F(x) is a function such as dF/dx = f(x).

Int f(x)dx = F(x) + C

We'll write the function as a product:

(sinx)^3 = (sinx)^2*sin x

We'll integrate both sides:

Int (sinx)^3dx = Int [(sinx)^2*sin x]dx

We'll write (sinx)^2 = 1 - (cosx)^2

Int [(sinx)^2*sin x]dx = Int [(1 - (cosx)^2)*sin x]dx

We'll remove the brackets:

Int [(1 - (cosx)^2)*sin x]dx = Int sin xdx - Int (cosx)^2*sin xdx

We'll solve Int (cosx)^2*sin xdx using substitution technique:

cos x = t

We'll differentiate both sides:

cos xdx = dt

We'll re-write the integral, changing the variable:

Int (cosx)^2*sin xdx = Int t^2dt

Int t^2dt = t^3/3 + C

Int (cosx)^2*sin xdx = (cos x)^3/3 + C

Int (sinx)^3dx = Int sin xdx - Int (cosx)^2*sin xdx

**Int (sinx)^3dx = -cos x - (cos x)^3/3 + C**

f(x) = sin^3x.

To find the anti derivative of f(x). Or we have to find Integral sin^3x dx.
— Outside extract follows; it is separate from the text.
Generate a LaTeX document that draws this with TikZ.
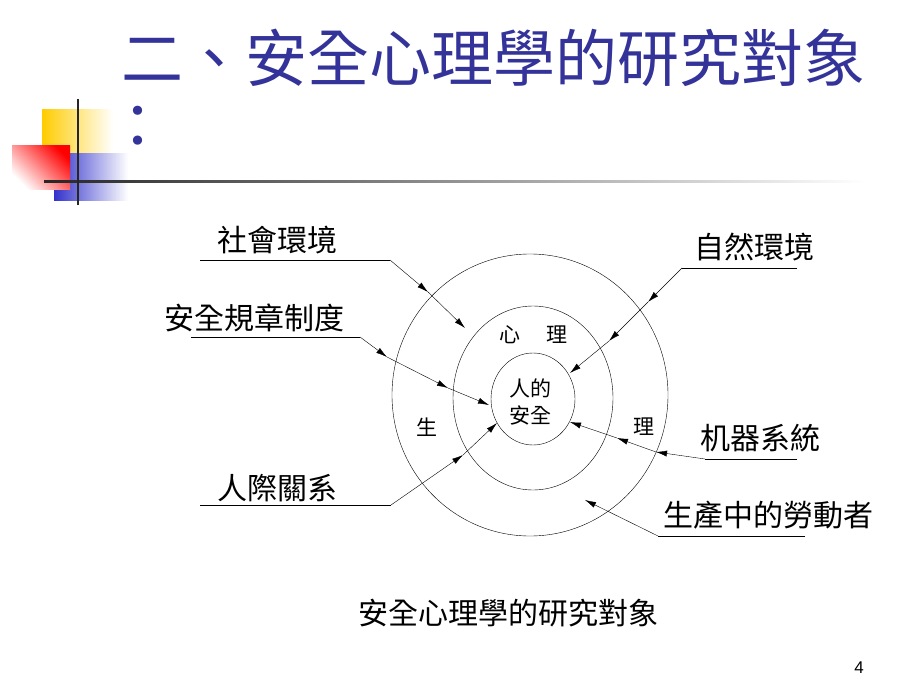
\documentclass[tikz,border=0pt]{standalone}
\usepackage{fontspec}
\usetikzlibrary{arrows.meta}
\newfontfamily\cjk{Noto Sans CJK TC}
\setsansfont{Liberation Sans}
\definecolor{titleblue}{RGB}{51,51,153}
\definecolor{decoyellow}{RGB}{255,204,0}
\definecolor{decoblue}{RGB}{51,51,204}

\begin{document}
\begin{tikzpicture}[x=1pt,y=-1pt,
  lbl/.style={font=\cjk\fontsize{30}{30}\selectfont, inner sep=0pt},
  ringtxt/.style={font=\cjk\fontsize{21}{27}\selectfont, inner sep=0pt, align=center},
  arr/.style={-{Latex[length=11pt,width=6pt]}}]
\useasboundingbox (0,0) rectangle (920,690);
% corner decoration
\fill[left color=decoyellow, middle color=decoyellow!80, right color=white] (42,110) rectangle (113,153);
\fill[left color=decoblue, middle color=decoblue!75, right color=white] (54,153) rectangle (128,200);
\fill[top color=red, bottom color=white, shading angle=-45] (12,145) rectangle (70,189);
\fill[left color=black!85, middle color=black!55, right color=white] (44,180) rectangle (865,182);
\draw[line width=2pt, black!85] (78,99) -- (78,205);
% title
\node[font=\cjk\fontsize{62}{62}\selectfont, text=titleblue, anchor=west, inner sep=0pt] (title) at (121,58) {二、安全心理學的研究對象};
\node[font=\cjk\fontsize{61}{61}\selectfont, text=titleblue, inner sep=0pt] (colon) at (138,127) {：};
% rings
\draw (530,395) ellipse [x radius=138pt, y radius=141pt];
\draw (533,398) ellipse [x radius=80pt, y radius=92pt];
\draw (533,399) ellipse [x radius=42pt, y radius=46pt];
\node[ringtxt] (xin) at (510,335) {心};
\node[ringtxt] (li) at (557,335) {理};
\node[ringtxt] (ren) at (530,402) {人的\\安全};
\node[ringtxt] (sheng) at (427,427) {生};
\node[ringtxt] (li2) at (644,427) {理};
% social environment
\node[lbl] (soc) at (277,240) {社會環境};
\coordinate (soc-l) at (200,260);
\coordinate (soc-r) at (390,260);
\coordinate (soc-m) at (428,292);
\coordinate (soc-t) at (465,328);
\draw (soc-l) -- (soc-r);
\draw[arr] (soc-r) -- (soc-m);
\draw[arr] (soc-m) -- (soc-t);
% rules
\node[lbl] (rule) at (254,318) {安全規章制度};
\coordinate (rule-l) at (191,337);
\coordinate (rule-r) at (360,337);
\coordinate (rule-m) at (387,357);
\coordinate (rule-n) at (448,388);
\coordinate (rule-t) at (489,405);
\draw (rule-l) -- (rule-r);
\draw[arr] (rule-r) -- (rule-m);
\draw[arr] (rule-m) -- (rule-n);
\draw[arr] (rule-n) -- (rule-t);
% relations
\node[lbl] (rel) at (277,488) {人際關系};
\coordinate (rel-l) at (200,505);
\coordinate (rel-r) at (391,505);
\coordinate (rel-m) at (463,455);
\coordinate (rel-t) at (497,423);
\draw (rel-l) -- (rel-r);
\draw[arr] (rel-r) -- (rel-m);
\draw[arr] (rel-m) -- (rel-t);
% nature
\node[lbl] (nat) at (754,247) {自然環境};
\coordinate (nat-l) at (682,268);
\coordinate (nat-r) at (797,268);
\coordinate (nat-m) at (648,302);
\coordinate (nat-n) at (609,341);
\coordinate (nat-t) at (570,373);
\draw (nat-r) -- (nat-l);
\draw[arr] (nat-l) -- (nat-m);
\draw[arr] (nat-m) -- (nat-n);
\draw[arr] (nat-n) -- (nat-t);
% machines
\node[lbl] (mach) at (760,438) {机器系統};
\coordinate (mach-l) at (705,459);
\coordinate (mach-r) at (797,459);
\coordinate (mach-m) at (656,452);
\coordinate (mach-n) at (617,438);
\coordinate (mach-t) at (570,422);
\draw (mach-r) -- (mach-l);
\draw[arr] (mach-l) -- (mach-m);
\draw[arr] (mach-m) -- (mach-n);
\draw[arr] (mach-n) -- (mach-t);
% workers
\node[lbl] (work) at (768,515) {生產中的勞動者};
\coordinate (work-l) at (658,536);
\coordinate (work-r) at (805,536);
\coordinate (work-t) at (585,500);
\draw (work-r) -- (work-l);
\draw[arr] (work-l) -- (work-t);
% caption and page number
\node[lbl] (cap) at (508,613) {安全心理學的研究對象};
\node[font=\sffamily\fontsize{17}{17}\selectfont, inner sep=0pt] (page) at (859,668) {4};
\end{tikzpicture}
\end{document}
f(x) = sin ^3x = sin^2*sinx

f(x) = (1-cos^x) sinx.

Therfore integral sin^3 x = Integral (1-cos^2) sinx.

Let cos x = t. Then d/dx cosx = sinx.

d/dx t = -sinx. So sinx dx = -dt.

Therefore Integral (1-cos^2x) dx = Integral (1-t^2) (-dt).

Integral (1-cos^2) dx = Integral (t^2-1) dt = t^3/3 -t.

Therefore Integral sin^3x = (cosx)^3/3 - cosx +C.

Therefore the antiderivative of sin^3x = (cosx)^3 /3 - cosx +C.